Smotrich and Ben-Gvir "have a very strong thirst for power", and their priority remains the expansion of West Bank settlements, said Denis Charbit, professor of political science at Israel's Open University.

The government is the result of "Netanyahu's political weakness, linked to his age and his trial, and the fact that you have a new political family of the revolutionary right that we had never seen with this strength in Israel", Charbit added.

Ben-Gvir has repeatedly visited Jerusalem's Al-Aqsa mosque compound, the third-holiest site in Islam. It is also Judaism's holiest, known as the Temple Mount.

Under a historical status quo, non-Muslims can visit the sanctuary but may not pray there. The Israeli settler raids on the site are seen as a provocation against the Palestinians.

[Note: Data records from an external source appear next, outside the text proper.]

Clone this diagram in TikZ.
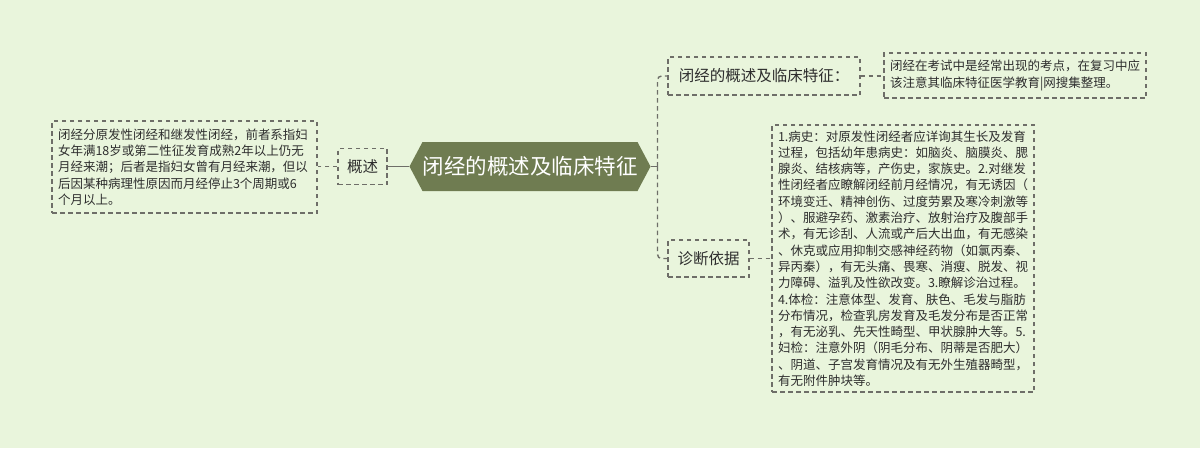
\documentclass[tikz,border=0pt]{standalone}
\usepackage{fontspec}
\newfontfamily\cjk{Noto Sans CJK SC}
\usetikzlibrary{shapes.symbols}
\definecolor{bg}{HTML}{E9F5DC}
\definecolor{cfill}{HTML}{6F7C51}
\definecolor{dline}{HTML}{6E6E68}
\definecolor{txt}{HTML}{2E2E2E}
\tikzset{
  dbox/.style={draw=dline, dashed, dash pattern=on 4.5pt off 3.5pt, line width=1.2pt, inner xsep=6pt, inner ysep=4pt, text=txt, font=\cjk\fontsize{12.5}{16.3}\selectfont, align=left, anchor=center},
  lbl/.style={draw=dline, dashed, dash pattern=on 4.5pt off 3.5pt, line width=1.2pt, inner sep=0pt, text=txt, font=\cjk\fontsize{15.5}{18}\selectfont, align=center},
  centre/.style={signal, signal to=east and west, signal pointer angle=124, fill=cfill, text=white, font=\cjk\fontsize{21.5}{24}\selectfont, inner xsep=0pt, inner ysep=0pt, minimum height=49pt},
  dcon/.style={draw=dline, dashed, dash pattern=on 4.5pt off 3.5pt, line width=1.4pt},
  scon/.style={draw=dline, line width=1.5pt}
}
\begin{document}
\begin{tikzpicture}[x=1pt,y=-1pt]
\fill[bg] (0,0) rectangle (1200,448);
\useasboundingbox (0,0) rectangle (1200,448);

\node[centre, minimum width=214pt] (c) at (530,166.5) {闭经的概述及临床特征};

\node[lbl, minimum width=49pt, minimum height=36pt] (gs) at (362.5,166.5) {概述};
\node[dbox, minimum width=265pt, minimum height=92pt, text width=253pt] (lt) at (184.5,167)
{闭经分原发性闭经和继发性闭经，前者系指妇\\女年满18岁或第二性征发育成熟2年以上仍无\\月经来潮；后者是指妇女曾有月经来潮，但以\\后因某种病理性原因而月经停止3个周期或6\\个月以上。};

\node[lbl, minimum width=192pt, minimum height=38pt] (b1) at (764,76) {闭经的概述及临床特征：};
\node[dbox, minimum width=262pt, minimum height=45pt, text width=250pt] (t1) at (1015,75.5)
{闭经在考试中是经常出现的考点，在复习中应\\该注意其临床特征医学教育|网搜集整理。};

\node[lbl, minimum width=81pt, minimum height=37pt] (b2) at (708.5,258.5) {诊断依据};
\node[dbox, minimum width=262pt, minimum height=267pt, text width=250pt] (t2) at (903,258.5)
{1.病史：对原发性闭经者应详询其生长及发育\\过程，包括幼年患病史：如脑炎、脑膜炎、腮\\腺炎、结核病等，产伤史，家族史。2.对继发\\性闭经者应瞭解闭经前月经情况，有无诱因（\\环境变迁、精神创伤、过度劳累及寒冷刺激等\\）、服避孕药、激素治疗、放射治疗及腹部手\\术，有无诊刮、人流或产后大出血，有无感染\\、休克或应用抑制交感神经药物（如氯丙秦、\\异丙秦），有无头痛、畏寒、消瘦、脱发、视\\力障碍、溢乳及性欲改变。3.瞭解诊治过程。\\4.体检：注意体型、发育、肤色、毛发与脂肪\\分布情况，检查乳房发育及毛发分布是否正常\\，有无泌乳、先天性畸型、甲状腺肿大等。5.\\妇检：注意外阴（阴毛分布、阴蒂是否肥大）\\、阴道、子宫发育情况及有无外生殖器畸型，\\有无附件肿块等。};

\coordinate (j) at (657.5,166.5);
\draw[scon] (c.west) -- (gs.east);
\draw[dcon] (gs.west) -- (lt.east |- gs.west);
\draw[scon] (c.east) -- (j);
\draw[dcon, rounded corners=4pt] (j) |- (b1.west);
\draw[dcon, rounded corners=4pt] (j) |- (b2.west);
\draw[dcon] (b1.east) -- (t1.west |- b1.east);
\draw[dcon] (b2.east) -- (t2.west |- b2.east);
\end{tikzpicture}
\end{document}
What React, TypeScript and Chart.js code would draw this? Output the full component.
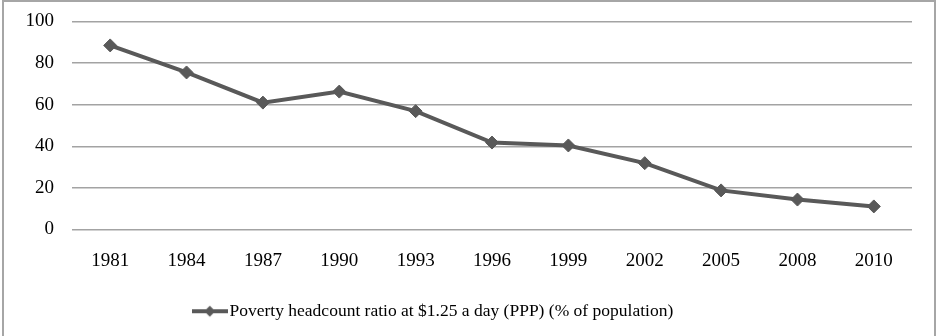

"If Ben-Gvir as minister goes to Al-Aqsa, it will be a big red line and it will lead to an explosion," said Basem Naim, a senior official with the Islamist movement Hamas which rules the Gaza Strip.

Israeli authorities have killed more than 125 Palestinians this year in the West Bank in raids. At least 26 Israelis have also been killed in attacks across Israel and the Palestinian territories.

The United Nations Mideast envoy said 2022 is on course to be the deadliest year for Palestinians in the West Bank since the UN started tracking fatalities in 2005.